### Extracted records
###

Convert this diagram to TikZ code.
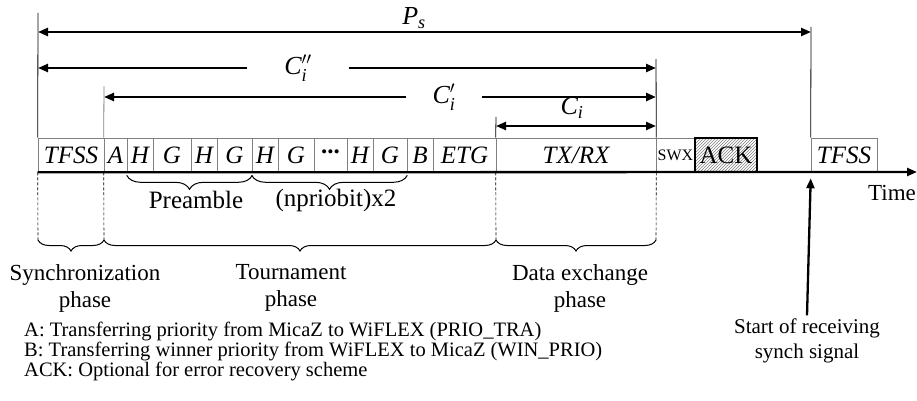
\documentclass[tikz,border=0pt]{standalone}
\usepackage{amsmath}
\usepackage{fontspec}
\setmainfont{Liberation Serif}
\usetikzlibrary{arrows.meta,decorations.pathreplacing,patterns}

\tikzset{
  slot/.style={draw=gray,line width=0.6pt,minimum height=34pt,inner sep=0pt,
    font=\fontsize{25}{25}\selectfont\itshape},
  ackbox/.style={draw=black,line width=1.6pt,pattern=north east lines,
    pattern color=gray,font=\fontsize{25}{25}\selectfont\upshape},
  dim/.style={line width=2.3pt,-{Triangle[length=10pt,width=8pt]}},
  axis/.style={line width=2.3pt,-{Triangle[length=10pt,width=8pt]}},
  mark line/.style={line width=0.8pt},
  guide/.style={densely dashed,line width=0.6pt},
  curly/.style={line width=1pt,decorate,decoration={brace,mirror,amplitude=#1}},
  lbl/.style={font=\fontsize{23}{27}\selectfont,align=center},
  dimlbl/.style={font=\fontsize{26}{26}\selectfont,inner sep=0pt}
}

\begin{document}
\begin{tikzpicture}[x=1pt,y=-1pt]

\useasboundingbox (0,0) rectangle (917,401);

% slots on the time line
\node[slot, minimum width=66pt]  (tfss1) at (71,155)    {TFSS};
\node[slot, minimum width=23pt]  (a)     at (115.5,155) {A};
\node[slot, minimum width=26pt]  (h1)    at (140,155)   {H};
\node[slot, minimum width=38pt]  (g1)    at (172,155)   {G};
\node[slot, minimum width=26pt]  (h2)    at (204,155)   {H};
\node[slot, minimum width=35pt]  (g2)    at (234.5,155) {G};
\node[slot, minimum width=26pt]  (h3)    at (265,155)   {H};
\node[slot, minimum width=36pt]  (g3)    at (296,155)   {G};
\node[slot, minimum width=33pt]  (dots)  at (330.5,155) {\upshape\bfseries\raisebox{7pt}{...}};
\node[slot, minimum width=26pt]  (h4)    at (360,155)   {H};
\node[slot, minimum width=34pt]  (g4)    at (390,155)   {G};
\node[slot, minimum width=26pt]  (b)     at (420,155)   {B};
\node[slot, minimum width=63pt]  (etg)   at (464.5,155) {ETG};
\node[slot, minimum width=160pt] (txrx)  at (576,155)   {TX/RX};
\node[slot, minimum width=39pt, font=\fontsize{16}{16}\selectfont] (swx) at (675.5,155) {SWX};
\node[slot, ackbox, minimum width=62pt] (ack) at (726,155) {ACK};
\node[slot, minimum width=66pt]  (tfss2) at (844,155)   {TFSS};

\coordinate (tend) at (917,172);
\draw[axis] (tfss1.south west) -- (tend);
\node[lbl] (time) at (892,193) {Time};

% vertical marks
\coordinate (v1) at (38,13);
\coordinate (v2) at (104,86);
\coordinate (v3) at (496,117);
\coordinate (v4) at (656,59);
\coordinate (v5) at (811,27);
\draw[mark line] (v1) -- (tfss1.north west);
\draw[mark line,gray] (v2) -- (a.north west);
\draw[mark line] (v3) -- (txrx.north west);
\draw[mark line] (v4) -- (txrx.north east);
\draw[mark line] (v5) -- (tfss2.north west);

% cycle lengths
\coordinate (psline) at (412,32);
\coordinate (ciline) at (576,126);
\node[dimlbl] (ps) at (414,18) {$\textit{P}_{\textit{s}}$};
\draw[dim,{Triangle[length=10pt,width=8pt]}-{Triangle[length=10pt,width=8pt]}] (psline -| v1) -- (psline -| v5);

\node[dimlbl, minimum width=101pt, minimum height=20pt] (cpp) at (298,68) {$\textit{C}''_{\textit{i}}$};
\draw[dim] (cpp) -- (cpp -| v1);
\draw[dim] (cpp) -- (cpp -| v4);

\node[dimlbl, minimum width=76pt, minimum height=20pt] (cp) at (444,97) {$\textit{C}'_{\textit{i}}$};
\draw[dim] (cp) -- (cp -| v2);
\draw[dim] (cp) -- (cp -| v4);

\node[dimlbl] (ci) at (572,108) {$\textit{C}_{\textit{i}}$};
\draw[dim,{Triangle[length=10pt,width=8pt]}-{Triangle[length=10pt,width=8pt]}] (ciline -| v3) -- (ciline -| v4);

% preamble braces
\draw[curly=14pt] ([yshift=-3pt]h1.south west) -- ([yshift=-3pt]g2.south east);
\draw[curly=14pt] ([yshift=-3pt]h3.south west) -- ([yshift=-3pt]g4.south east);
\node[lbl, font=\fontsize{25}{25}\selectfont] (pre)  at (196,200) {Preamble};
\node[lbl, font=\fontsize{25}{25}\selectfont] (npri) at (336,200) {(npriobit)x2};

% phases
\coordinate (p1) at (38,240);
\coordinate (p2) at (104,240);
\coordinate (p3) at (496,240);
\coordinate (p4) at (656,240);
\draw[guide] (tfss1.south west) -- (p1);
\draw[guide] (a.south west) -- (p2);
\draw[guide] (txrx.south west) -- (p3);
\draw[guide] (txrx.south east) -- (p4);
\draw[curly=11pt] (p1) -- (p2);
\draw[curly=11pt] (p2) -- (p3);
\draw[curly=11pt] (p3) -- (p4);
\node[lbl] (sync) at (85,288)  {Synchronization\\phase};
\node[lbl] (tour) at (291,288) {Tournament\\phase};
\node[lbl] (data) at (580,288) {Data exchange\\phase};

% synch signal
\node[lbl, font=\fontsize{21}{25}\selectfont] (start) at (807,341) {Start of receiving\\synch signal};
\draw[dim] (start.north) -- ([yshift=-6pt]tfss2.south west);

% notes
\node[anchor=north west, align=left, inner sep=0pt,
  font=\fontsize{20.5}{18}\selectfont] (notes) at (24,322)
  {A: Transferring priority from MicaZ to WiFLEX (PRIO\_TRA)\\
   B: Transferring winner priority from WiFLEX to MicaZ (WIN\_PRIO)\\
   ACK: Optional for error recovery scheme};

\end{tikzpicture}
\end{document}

###

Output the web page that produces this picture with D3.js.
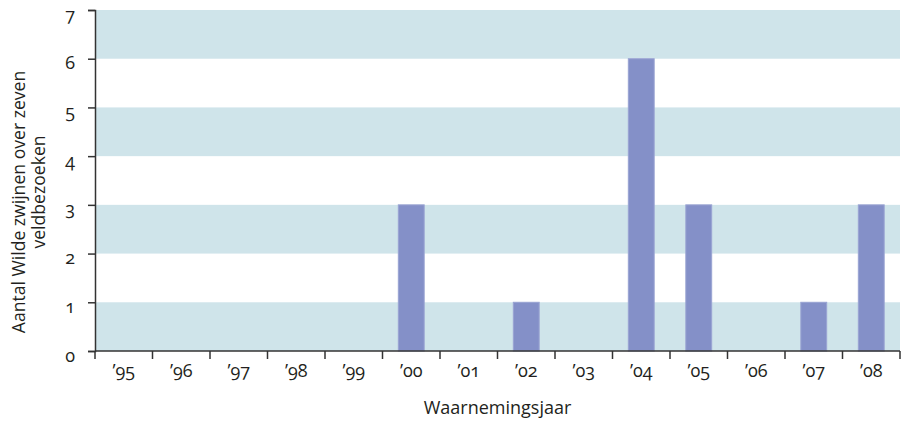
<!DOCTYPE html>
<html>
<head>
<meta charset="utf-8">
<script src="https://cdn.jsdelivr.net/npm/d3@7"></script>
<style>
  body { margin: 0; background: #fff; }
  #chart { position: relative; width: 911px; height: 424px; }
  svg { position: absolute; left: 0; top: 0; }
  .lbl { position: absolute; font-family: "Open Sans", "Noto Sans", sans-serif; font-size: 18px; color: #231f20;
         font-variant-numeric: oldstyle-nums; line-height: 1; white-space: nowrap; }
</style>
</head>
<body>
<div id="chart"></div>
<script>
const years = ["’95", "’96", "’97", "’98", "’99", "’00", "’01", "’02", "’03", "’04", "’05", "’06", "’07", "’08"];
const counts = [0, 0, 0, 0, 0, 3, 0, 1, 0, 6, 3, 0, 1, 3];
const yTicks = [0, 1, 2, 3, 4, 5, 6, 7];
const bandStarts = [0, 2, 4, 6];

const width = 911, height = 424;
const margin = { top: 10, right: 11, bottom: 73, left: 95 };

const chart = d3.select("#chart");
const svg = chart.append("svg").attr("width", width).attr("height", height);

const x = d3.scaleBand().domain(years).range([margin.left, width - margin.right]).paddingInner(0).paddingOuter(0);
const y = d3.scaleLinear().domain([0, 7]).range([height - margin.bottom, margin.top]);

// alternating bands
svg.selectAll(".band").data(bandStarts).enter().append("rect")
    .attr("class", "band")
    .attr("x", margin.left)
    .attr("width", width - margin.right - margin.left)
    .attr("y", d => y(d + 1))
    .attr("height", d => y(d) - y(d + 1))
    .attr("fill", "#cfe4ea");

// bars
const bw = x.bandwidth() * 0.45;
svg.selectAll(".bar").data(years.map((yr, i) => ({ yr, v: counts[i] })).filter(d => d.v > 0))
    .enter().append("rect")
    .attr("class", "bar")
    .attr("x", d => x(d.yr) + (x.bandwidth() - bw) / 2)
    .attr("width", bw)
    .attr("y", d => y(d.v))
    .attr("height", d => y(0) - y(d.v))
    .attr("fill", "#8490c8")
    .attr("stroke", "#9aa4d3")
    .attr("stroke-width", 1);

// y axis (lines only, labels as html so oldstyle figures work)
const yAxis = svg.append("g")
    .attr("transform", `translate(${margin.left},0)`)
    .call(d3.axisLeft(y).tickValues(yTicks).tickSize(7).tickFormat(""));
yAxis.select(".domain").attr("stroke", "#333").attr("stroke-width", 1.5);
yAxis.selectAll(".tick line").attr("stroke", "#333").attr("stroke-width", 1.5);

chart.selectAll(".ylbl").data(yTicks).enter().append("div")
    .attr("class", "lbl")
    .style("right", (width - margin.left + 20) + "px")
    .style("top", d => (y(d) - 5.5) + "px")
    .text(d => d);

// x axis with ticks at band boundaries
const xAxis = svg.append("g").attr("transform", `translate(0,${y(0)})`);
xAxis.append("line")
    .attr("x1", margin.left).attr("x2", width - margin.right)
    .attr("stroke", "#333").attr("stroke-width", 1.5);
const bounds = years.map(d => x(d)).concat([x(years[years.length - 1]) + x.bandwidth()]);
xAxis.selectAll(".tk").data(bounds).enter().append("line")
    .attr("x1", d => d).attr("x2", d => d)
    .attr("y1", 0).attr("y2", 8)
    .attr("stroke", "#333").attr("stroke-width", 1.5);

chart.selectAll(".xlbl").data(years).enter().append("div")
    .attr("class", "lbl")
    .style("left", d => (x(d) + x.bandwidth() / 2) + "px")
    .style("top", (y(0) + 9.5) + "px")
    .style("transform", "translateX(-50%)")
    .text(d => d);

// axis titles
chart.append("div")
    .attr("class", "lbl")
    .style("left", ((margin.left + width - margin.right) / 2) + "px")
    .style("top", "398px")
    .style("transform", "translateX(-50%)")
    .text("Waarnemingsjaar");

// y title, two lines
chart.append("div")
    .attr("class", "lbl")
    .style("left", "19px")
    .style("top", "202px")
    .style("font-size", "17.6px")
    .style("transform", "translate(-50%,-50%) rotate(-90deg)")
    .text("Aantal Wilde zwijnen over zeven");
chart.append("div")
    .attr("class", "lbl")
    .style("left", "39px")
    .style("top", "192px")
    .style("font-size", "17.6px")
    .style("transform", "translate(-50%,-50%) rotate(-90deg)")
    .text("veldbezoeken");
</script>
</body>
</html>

###

### PROBLEM TO WORK ON
Extract from the material above the stretch running from the line containing "Output the web" through the line containing "const bandStarts = [0, 2, 4, 6];". Keep the text exact and the pictures out.

### ANSWER TO THIS EXERCISE
Output the web page that produces this picture with D3.js.
<!DOCTYPE html>
<html>
<head>
<meta charset="utf-8">
<script src="https://cdn.jsdelivr.net/npm/d3@7"></script>
<style>
  body { margin: 0; background: #fff; }
  #chart { position: relative; width: 911px; height: 424px; }
  svg { position: absolute; left: 0; top: 0; }
  .lbl { position: absolute; font-family: "Open Sans", "Noto Sans", sans-serif; font-size: 18px; color: #231f20;
         font-variant-numeric: oldstyle-nums; line-height: 1; white-space: nowrap; }
</style>
</head>
<body>
<div id="chart"></div>
<script>
const years = ["’95", "’96", "’97", "’98", "’99", "’00", "’01", "’02", "’03", "’04", "’05", "’06", "’07", "’08"];
const counts = [0, 0, 0, 0, 0, 3, 0, 1, 0, 6, 3, 0, 1, 3];
const yTicks = [0, 1, 2, 3, 4, 5, 6, 7];
const bandStarts = [0, 2, 4, 6];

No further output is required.